* Start DATASET EXTRACT *

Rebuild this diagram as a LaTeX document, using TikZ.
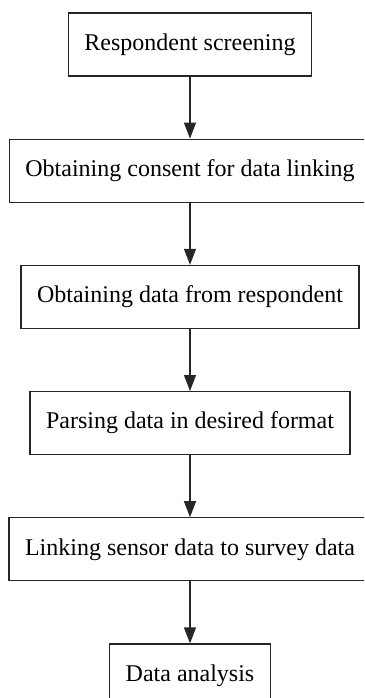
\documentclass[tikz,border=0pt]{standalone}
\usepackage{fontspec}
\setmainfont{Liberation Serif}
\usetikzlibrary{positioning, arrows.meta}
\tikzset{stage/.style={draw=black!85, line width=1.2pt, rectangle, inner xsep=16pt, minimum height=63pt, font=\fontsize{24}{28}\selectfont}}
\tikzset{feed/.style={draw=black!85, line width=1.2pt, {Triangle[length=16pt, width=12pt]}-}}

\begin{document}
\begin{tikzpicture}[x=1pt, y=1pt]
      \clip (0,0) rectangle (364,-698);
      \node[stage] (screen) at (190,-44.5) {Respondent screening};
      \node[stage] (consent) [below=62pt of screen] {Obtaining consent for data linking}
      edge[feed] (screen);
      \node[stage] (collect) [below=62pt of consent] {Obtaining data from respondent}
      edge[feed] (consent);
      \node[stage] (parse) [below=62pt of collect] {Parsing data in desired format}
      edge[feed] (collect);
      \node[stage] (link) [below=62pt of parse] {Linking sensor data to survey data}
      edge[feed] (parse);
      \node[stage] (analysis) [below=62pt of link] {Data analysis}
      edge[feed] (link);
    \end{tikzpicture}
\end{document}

* End DATASET EXTRACT *

■ WHAT TO DO
Quote the listing above in full, except for the pictures.

■ RESULT OF THE EXERCISE
Rebuild this diagram as a LaTeX document, using TikZ.
\documentclass[tikz,border=0pt]{standalone}
\usepackage{fontspec}
\setmainfont{Liberation Serif}
\usetikzlibrary{positioning, arrows.meta}
\tikzset{stage/.style={draw=black!85, line width=1.2pt, rectangle, inner xsep=16pt, minimum height=63pt, font=\fontsize{24}{28}\selectfont}}
\tikzset{feed/.style={draw=black!85, line width=1.2pt, {Triangle[length=16pt, width=12pt]}-}}

\begin{document}
\begin{tikzpicture}[x=1pt, y=1pt]
      \clip (0,0) rectangle (364,-698);
      \node[stage] (screen) at (190,-44.5) {Respondent screening};
      \node[stage] (consent) [below=62pt of screen] {Obtaining consent for data linking}
      edge[feed] (screen);
      \node[stage] (collect) [below=62pt of consent] {Obtaining data from respondent}
      edge[feed] (consent);
      \node[stage] (parse) [below=62pt of collect] {Parsing data in desired format}
      edge[feed] (collect);
      \node[stage] (link) [below=62pt of parse] {Linking sensor data to survey data}
      edge[feed] (parse);
      \node[stage] (analysis) [below=62pt of link] {Data analysis}
      edge[feed] (link);
    \end{tikzpicture}
\end{document}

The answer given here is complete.